Due to the failure on the part of successive Sri Lankan governments, there is confusion as regards some issues, including the attempt made by Sri Lankan mercenaries to overthrow Gayoom’s administration. Ikram Sehgal, Publisher and Chief Editor, Defence Journal, Karachi, wrongly blamed the EPRLF (Eelam People’s Revolutionary Liberation Front) for the raid on Male. The accusation was made at a presentation made in Colombo on Feb 23, 2005, jointly organised by the Institute of Strategic Studies, Islamabad and Bandaranaike Centre for International Studies (BCIS) Sehgal’s statement meant that even 17 years after the attack on Male, the identity of the perpetrators could still be mixed up. Nothing could be as important as setting the record straight at the end of the conflict. Sehgal alleged that 200 EPRLF cadres had been involved in the operation, while speculating on the possibility of Research and Analysis Wing (RAW) being aware of Luthufee’s adventure. Citing swift Indian intervention in support of Gayoom, Sehgal asserted that India could have allowed the raid to take place to secure the Maldivian president’s confidence. But that allegation has never been substantiated.

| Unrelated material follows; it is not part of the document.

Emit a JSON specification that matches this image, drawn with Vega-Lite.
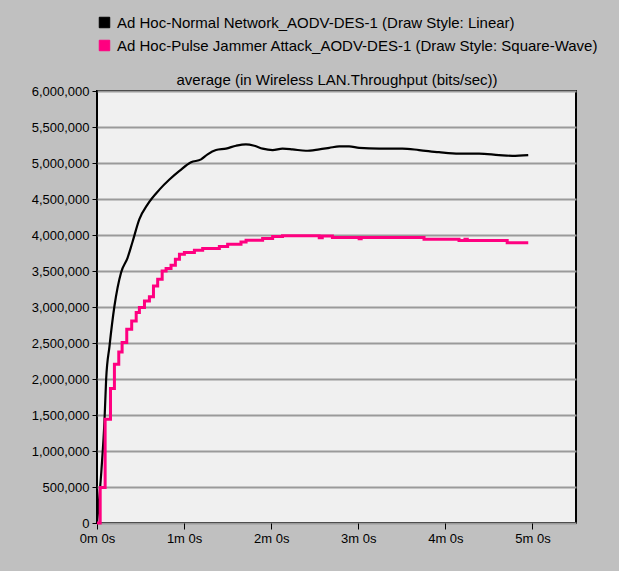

Close on the heels of the Maldivian adventure, an unidentified gunman assassinated PLOTE leader Uma Maheswaran on July 16, 1989. Maheswaran, formerly of the LTTE was one of those who had received military training not only in India but in other parts of the world as well. Although the LTTE was the prime suspect in the Maheswaran killing, the possibility of some other party ordering his assassination cannot be ruled out. Maheswaran was killed during the Premadasa-LTTE honeymoon (April/May 1989 to June 11, 1990).